Today at DrupalCon San Francisco, 11 of us gathered to discuss what the ideal architecture would be for Search in Drupal Core. Present were maintainers/users of core Search, various contrib search modules, Lucene, and Solr:
http://drupal.org/user/153120 - janusman
http://drupal.org/user/277371 - awolfey
http://drupal.org/user/29191 - douggreen
http://drupal.org/user/266779 - cpliaka
http://drupal.org/user/472460 - jpmckinney
http://drupal.org/user/10297 - unexpand
http://drupal.org/user/733232 - nihiliad
http://drupal.org/user/49851 - pwolanin
http://drupal.org/user/157079 - mradcliffe
http://drupal.org/user/155601 - jhodgdon
We all agreed that we want the core Search module to be pluggable/modular. Here are some notes:
* We want the whole system to be pluggable.
* Steps in the indexing/cron process
- Decide what needs to be indexed (could be nodes, other entities, ...).
- Render each item, or build a structured renderable array
- Pre-process (stemming, n-grams, word splitting, etc.)
- Index each item
* Steps at search time:
- User interface - ask user for the search query (defined syntax, faceted, etc.)

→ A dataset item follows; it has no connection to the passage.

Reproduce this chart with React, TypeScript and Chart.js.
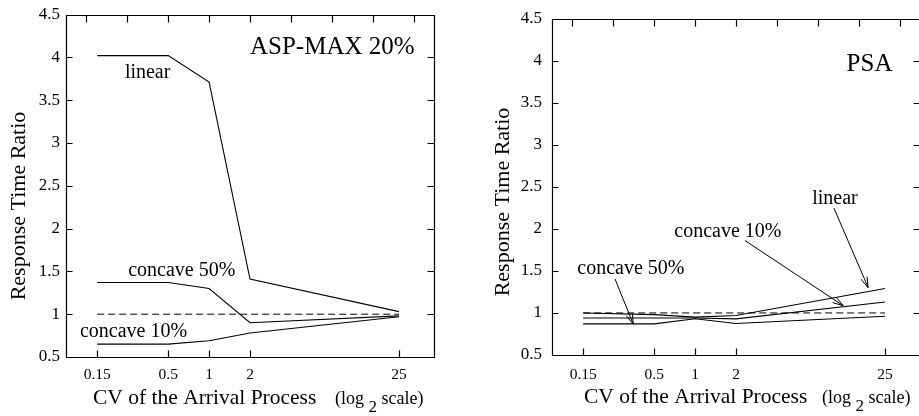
import React, { useEffect, useRef } from "react";
import { Chart, registerables } from "chart.js";

Chart.register(...registerables);

// ---- data ----
const cvValues = [0.15, 0.5, 1, 2, 25];
const cvTickLabels = ["0.15", "0.5", "1", "2", "25"];
const topTickLog2 = [-3, -2, -1, 0, 1, 2, 3, 4, 5];

const aspLinear = [4.02, 4.02, 3.71, 1.41, 1.03];
const aspConcave50 = [1.37, 1.37, 1.3, 0.9, 0.98];
const aspConcave10 = [0.65, 0.65, 0.69, 0.78, 0.97];

const psaLinear = [1.0, 0.98, 0.95, 0.97, 1.29];
const psaConcave10 = [0.94, 0.94, 0.94, 0.93, 1.13];
const psaConcave50 = [0.87, 0.87, 0.93, 0.875, 0.96];

const referenceCV = [0.15, 25];
const referenceRatio = [1, 1];

const FONT = '"Liberation Serif", "Times New Roman", serif';

type Label = { text: string; x: number; y: number; size: number };
type Arrow = { x1: number; y1: number; x2: number; y2: number };
type PanelCfg = {
  left: number;
  canvasWidth: number;
  padTop: number;
  padRight: number;
  yAxisWidth: number;
  xAxisHeight: number;
  yTickPad: number;
  xTickPad: number;
  series: number[][];
  labels: Label[];
  arrows: Arrow[];
  yTitleDx: number;
  yTitleCy: number;
  xMainDx: number;
  xParenDx: number;
  xTitleBase: number;
};

const leftPanel: PanelCfg = {
  left: 0,
  canvasWidth: 460,
  padTop: 10,
  padRight: 26,
  yAxisWidth: 66,
  xAxisHeight: 59,
  yTickPad: 6,
  xTickPad: 9,
  series: [aspLinear, aspConcave50, aspConcave10],
  labels: [
    { text: "ASP-MAX 20%", x: 1.0, y: 4.04, size: 25 },
    { text: "linear", x: -2.06, y: 3.76, size: 20 },
    { text: "concave 50%", x: -1.98, y: 1.445, size: 20 },
    { text: "concave 10%", x: -3.16, y: 0.731, size: 20 },
  ],
  arrows: [],
  yTitleDx: -47,
  yTitleCy: 206,
  xMainDx: 27,
  xParenDx: 269,
  xTitleBase: 404,
};

const rightPanel: PanelCfg = {
  left: 460,
  canvasWidth: 470,
  padTop: 9,
  padRight: 10,
  yAxisWidth: 92,
  xAxisHeight: 61,
  yTickPad: 10,
  xTickPad: 11,
  series: [psaLinear, psaConcave10, psaConcave50],
  labels: [
    { text: "PSA", x: 3.705, y: 3.872, size: 25 },
    { text: "linear", x: 2.864, y: 2.3, size: 20 },
    { text: "concave 10%", x: -0.51, y: 1.907, size: 20 },
    { text: "concave 50%", x: -2.881, y: 1.463, size: 20 },
  ],
  arrows: [
    { x1: 3.395, y1: 2.246, x2: 4.233, y2: 1.301 },
    { x1: 1.219, y1: 1.861, x2: 3.622, y2: 1.086 },
    { x1: -1.96, y1: 1.405, x2: -1.512, y2: 0.866 },
  ],
  yTitleDx: -49,
  yTitleCy: 202,
  xMainDx: 32,
  xParenDx: 270,
  xTitleBase: 403,
};

function makeDecor(p: PanelCfg) {
  return {
    id: "decor",
    afterDraw(chart: any) {
      const { ctx, chartArea: a, scales } = chart;
      const xs = scales.x;
      const ys = scales.y;
      ctx.save();
      ctx.strokeStyle = "#000";
      ctx.fillStyle = "#000";
      ctx.lineWidth = 1.2;
      ctx.setLineDash([]);
      const L = Math.round(a.left) + 0.5;
      const R = Math.round(a.right) + 0.5;
      const T = Math.round(a.top) + 0.5;
      const B = Math.round(a.bottom) + 0.5;
      ctx.beginPath();
      ctx.rect(L, T, R - L, B - T);
      // y ticks left/right (inward)
      for (const t of ys.ticks) {
        const y = Math.round(ys.getPixelForValue(t.value)) + 0.5;
        ctx.moveTo(L, y);
        ctx.lineTo(L + 6, y);
        ctx.moveTo(R, y);
        ctx.lineTo(R - 7, y);
      }
      // bottom ticks at data CVs
      for (const t of xs.ticks) {
        const x = Math.round(xs.getPixelForValue(t.value)) + 0.5;
        ctx.moveTo(x, B);
        ctx.lineTo(x, B - 7);
      }
      // top ticks at integer log2
      for (const v of topTickLog2) {
        const x = Math.round(xs.getPixelForValue(v)) + 0.5;
        ctx.moveTo(x, T);
        ctx.lineTo(x, T + 7);
      }
      ctx.stroke();

      // annotations
      ctx.lineWidth = 1;
      ctx.textAlign = "left";
      ctx.textBaseline = "alphabetic";
      for (const lb of p.labels) {
        ctx.font = `${lb.size}px ${FONT}`;
        ctx.fillText(lb.text, xs.getPixelForValue(lb.x), ys.getPixelForValue(lb.y));
      }
      // arrows
      for (const ar of p.arrows) {
        const x1 = xs.getPixelForValue(ar.x1);
        const y1 = ys.getPixelForValue(ar.y1);
        const x2 = xs.getPixelForValue(ar.x2);
        const y2 = ys.getPixelForValue(ar.y2);
        const ang = Math.atan2(y2 - y1, x2 - x1);
        const hl = 11;
        const th = 0.3;
        ctx.beginPath();
        ctx.moveTo(x1, y1);
        ctx.lineTo(x2, y2);
        ctx.moveTo(x2 - hl * Math.cos(ang - th), y2 - hl * Math.sin(ang - th));
        ctx.lineTo(x2, y2);
        ctx.lineTo(x2 - hl * Math.cos(ang + th), y2 - hl * Math.sin(ang + th));
        ctx.stroke();
      }

      // y title
      ctx.save();
      ctx.translate(a.left + p.yTitleDx, p.yTitleCy);
      ctx.rotate(-Math.PI / 2);
      ctx.textAlign = "center";
      ctx.textBaseline = "middle";
      ctx.font = `22px ${FONT}`;
      ctx.fillText("Response Time Ratio", 0, 0);
      ctx.restore();

      // x title
      ctx.textAlign = "left";
      ctx.textBaseline = "alphabetic";
      ctx.font = `21.5px ${FONT}`;
      ctx.fillText("CV of the Arrival Process", a.left + p.xMainDx, p.xTitleBase);
      ctx.font = `18px ${FONT}`;
      let x = a.left + p.xParenDx;
      ctx.fillText("(log", x, p.xTitleBase);
      x += ctx.measureText("(log ").width;
      ctx.font = `17px ${FONT}`;
      ctx.fillText("2", x, p.xTitleBase + 8);
      x += ctx.measureText("2").width;
      ctx.font = `18px ${FONT}`;
      ctx.fillText(" scale)", x, p.xTitleBase);
      ctx.restore();
    },
  };
}

function Panel({ cfg }: { cfg: PanelCfg }) {
  const ref = useRef<HTMLCanvasElement>(null);
  useEffect(() => {
    const lineDs = (vals: number[]) => ({
      data: cvValues.map((c, i) => ({ x: Math.log2(c), y: vals[i] })),
      borderColor: "#000",
      borderWidth: 1.1,
      pointRadius: 0,
      tension: 0,
      fill: false,
    });
    const refDs = {
      data: referenceCV.map((c, i) => ({ x: Math.log2(c), y: referenceRatio[i] })),
      borderColor: "#000",
      borderWidth: 1,
      borderDash: [7, 4],
      pointRadius: 0,
      fill: false,
    };
    const chart = new Chart(ref.current as HTMLCanvasElement, {
      type: "line",
      data: { datasets: [refDs, ...cfg.series.map(lineDs)] as any },
      options: {
        animation: false,
        responsive: false,
        devicePixelRatio: 1,
        layout: { padding: { top: cfg.padTop, right: cfg.padRight, left: 0, bottom: 0 } },
        plugins: { legend: { display: false }, tooltip: { enabled: false } },
        scales: {
          x: {
            type: "linear",
            min: -3.5,
            max: 5.5,
            grid: { display: false, drawTicks: false },
            border: { display: false },
            afterBuildTicks: (s: any) => {
              s.ticks = cvValues.map((v) => ({ value: Math.log2(v) }));
            },
            afterFit: (s: any) => {
              s.height = cfg.xAxisHeight;
            },
            ticks: {
              autoSkip: false,
              maxRotation: 0,
              padding: cfg.xTickPad,
              color: "#000",
              font: { family: FONT, size: 15.5 },
              callback: (v: any) => {
                const i = cvValues.findIndex((c) => Math.abs(Math.log2(c) - Number(v)) < 1e-6);
                return i >= 0 ? cvTickLabels[i] : "";
              },
            },
          },
          y: {
            type: "linear",
            min: 0.5,
            max: 4.5,
            grid: { display: false, drawTicks: false },
            border: { display: false },
            afterFit: (s: any) => {
              s.width = cfg.yAxisWidth;
            },
            ticks: {
              stepSize: 0.5,
              padding: cfg.yTickPad,
              color: "#000",
              font: { family: FONT, size: 17, lineHeight: 1 },
              callback: (v: any) => String(v),
            },
          },
        },
      } as any,
      plugins: [makeDecor(cfg)],
    });
    return () => chart.destroy();
  }, [cfg]);
  return (
    <canvas
      ref={ref}
      width={cfg.canvasWidth}
      height={416}
      style={{ position: "absolute", left: cfg.left, top: 0, width: cfg.canvasWidth, height: 416 }}
    />
  );
}

export default function App() {
  return (
    <div
      style={{
        position: "fixed",
        left: 0,
        top: 0,
        width: 919,
        height: 416,
        overflow: "hidden",
        background: "#fff",
      }}
    >
      <Panel cfg={leftPanel} />
      <Panel cfg={rightPanel} />
    </div>
  );
}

- Preprocess (as in indexing)
- Query to get search results (with ranking)
- Post-process (spelling suggestions, etc.)
- Extract excerpts/highlight
- Display results
* All of these steps should be pluggable.
* Core search would be a framework that would coordinate the steps, and keep track of what content needs to be indexed for each pluggable search index/retrievable framework
* We could also provide a google/yahoo/etc. search box, like what you get in Firefox
* We would also provide (maybe as a contrib module) a default storage/retrieval method, basically the current core search mechanism but maybe limited to single keywords (for efficiency).
* Doug is also interested in building a MongoDB implementation of storage/retrieval
* Solr, Lucene, etc. would also be able to build storage/retrieval
* Needs to be language-aware and compatible with multi-lingual sites
* Needs to be extensible, such as supporting facets as one extension, "advanced search", etc.
* Write it using PHP objects
* Maintainers of Lucene, Solr, etc. will provide descriptions of what they needed to modify in the core framework to get things working
* Hopefully everyone will tell me what I missed and got wrong in this post.
* We'll have some meetings on IRC/Skype, working towards a sprint or work session
* Keep in touch with the GSoC person who's working on search, so hopefully they can do something that will be productive to the effort
http://drupal.org/node/717654 (Search in D8 and beyond - basically a collection of feature requests for D8, somewhat categorized)